Doña Dolores le espera a la vuelta del trabajo. Sabe que llegará en cuanto se lo permita la atención de sus quehaceres. Por la entrada de la calle Mayor suenan sus pasos, sobre la escalera, a eso de las ocho de la tarde. Viene a charlar un rato con su esposa, a compartir el tiempo libre con Carmen, la primogénita, a saber, una vez más, que todo transcurre con normalidad alrededor de la curia donde crece el pequeño Josemaría.

Durante los años que median entre 1905 y 1909 les nacerán tres hijas más: María Asunción, María de los Dolores y María del Rosario. La familia Escrivá y Albás se amplía con nuevas vidas, aunque Dios quiera que, en el futuro, el dolor y la enfermedad arrebaten del hogar a parte de sus hijos.

Hay tres mujeres que ayudan a doña Dolores Albás en las tareas de la casa y en el cuidado de los niños. Es presumible que una de ellas, la cocinera, sea ya María: una aragonesa que sabe bien su oficio. Puede aderezar las fuertes y exquisitas comidas somontanas echándoles la alegría y el jugo de sus vinos y sus huertas. Pero una casa es mucho más que la faena diaria indispensable. Es una mano propia, es el calor personal de la señora que pasa por el último detalle, es la presencia amable del cariño que se adivina tras la disposición y el orden de las cosas.
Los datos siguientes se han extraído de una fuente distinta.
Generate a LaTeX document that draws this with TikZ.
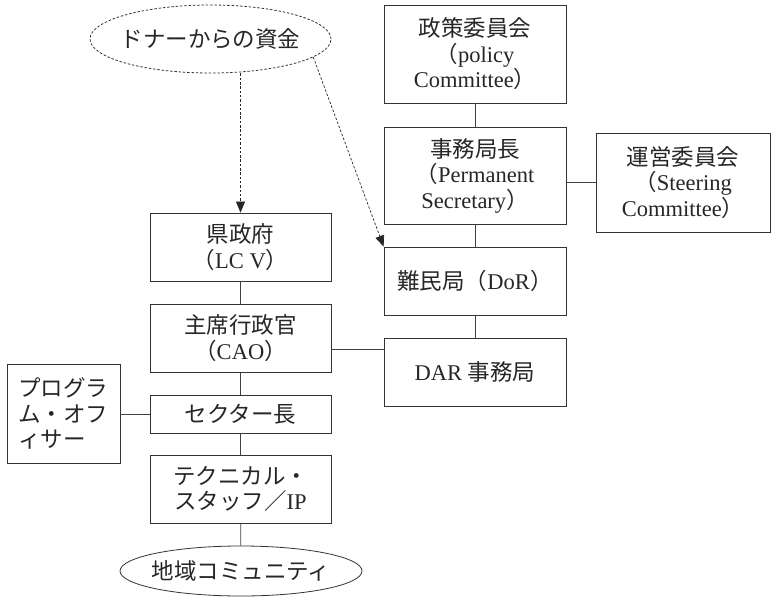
\documentclass[tikz,border=0pt]{standalone}
\usepackage{fontspec}
\setmainfont{Liberation Serif}
\newfontfamily\jp{Noto Sans CJK JP}
\usetikzlibrary{shapes.geometric,arrows.meta}
\begin{document}
\begin{tikzpicture}[x=1pt,y=-1pt,
  txt/.style={font=\fontsize{22.5}{25.5}\selectfont, text=black!85},
  box/.style={txt, draw=black!80, line width=0.8pt, inner sep=0pt, align=center},
  lbox/.style={box, minimum width=181pt, minimum height=68pt},
  rbox/.style={box, minimum width=182pt},
  oval/.style={txt, ellipse, draw=black!80, line width=0.8pt, inner ysep=0pt, inner xsep=-6pt},
  link/.style={draw=black!75, line width=0.8pt},
  flow/.style={draw=black!85, line width=0.7pt, dash pattern=on 2.5pt off 1.8pt, -{Triangle[length=11pt,width=9pt]}}]
\useasboundingbox (0,0) rectangle (772,598);

% top oval
\node[oval, dash pattern=on 2.5pt off 1.8pt, minimum width=241pt, minimum height=68pt] (donor) at (210.5,39) {\jp ドナーからの資金};

% right column
\node[rbox, minimum height=98pt] (policy) at (475,54) {{\jp 政策委員会}\\{\jp （}policy\\Committee{\jp ）}};
\node[rbox, minimum height=97pt] (ps) at (475,175.5) {{\jp 事務局長}\\{\jp （}Permanent\\Secretary{\jp ）}};
\node[box, minimum width=174pt, minimum height=99pt] (steer) at (683,182.5) {{\jp 運営委員会}\\{\jp （}Steering\\Committee{\jp ）}};
\node[rbox, minimum height=68pt] (dor) at (475,281) {{\jp 難民局（}DoR{\jp ）}};
\node[rbox, minimum height=68pt] (dar) at (475,372) {DAR {\jp 事務局}};

% left column
\node[lbox] (ken) at (240.5,247) {{\jp 県政府}\\{\jp （}LC V{\jp ）}};
\node[lbox] (cao) at (240.5,338) {{\jp 主席行政官}\\{\jp （}CAO{\jp ）}};
\node[box, minimum width=181pt, minimum height=38pt] (sec) at (240.5,414) {\jp セクター長};
\node[box, align=left, minimum width=113pt, minimum height=99pt] (prog) at (63.5,413.5) {\jp プログラ\\\jp ム・オフ\\\jp ィサー};
\node[lbox] (tech) at (240.5,489) {\jp テクニカル・\\{\jp スタッフ／}IP};
\node[oval, minimum width=242pt, minimum height=50pt] (comm) at (241,571) {\jp 地域コミュニティ};

% connectors
\draw[link] (policy) -- (ps);
\draw[link] (ps) -- (dor);
\draw[link] (dor) -- (dar);
\draw[link] (steer.west) -- (steer.west -| ps.east);
\draw[link] (ken) -- (cao);
\draw[link] (cao) -- (sec);
\draw[link] (sec) -- (tech);
\draw[link] (tech) -- (comm);
\draw[link] (prog.east |- sec.west) -- (sec.west);
\draw[link] ([yshift=-11pt]cao.east) -- ([yshift=-11pt]cao.east -| dar.west);

% funding arrows
\draw[flow] (ken.north |- donor.south) -- (ken.north);
\draw[flow] (donor.-10) -- (dor.north west);
\end{tikzpicture}
\end{document}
Por eso, doña Dolores Albás nunca está ociosa. Podemos encontrarla ahí, junto a un aparador, dirigiendo las tareas del servicio: frotando las manzanas y peras con un paño bien blanco para convertir la fruta en el adorno final de una comida; revisando el orden en los arcones de la ropa. O cosiendo incansablemente cualquier labor que requiera la hábil presencia de sus manos.

Aquí, en este hogar hidalgo, sólido de economía y trabajador de oficio, cristiano de raíz y de costumbre, va a encontrar Josemaría, desde niño, los cimientos de su fe, de su modo de ser y de su vida.

Unos años más tarde, cuando los azares hayan volcado sobre la casa de sus padres el dolor y las contradicciones, aprenderá de modo inequívoco el valor de la alegría verdadera, la entrega incondicional a la humildad y a la pobreza oculta; la actitud decidida de aceptar, de bendecir, de querer por siempre la Voluntad de Dios sobre todas las cosas.

De don José Escrivá y de doña Dolores Albás heredó, desde el principio, la seguridad de apoyar la vida en las amables manos de la Virgen. Y de responder afirmativa y serenamente a las exigencias de la Providencia.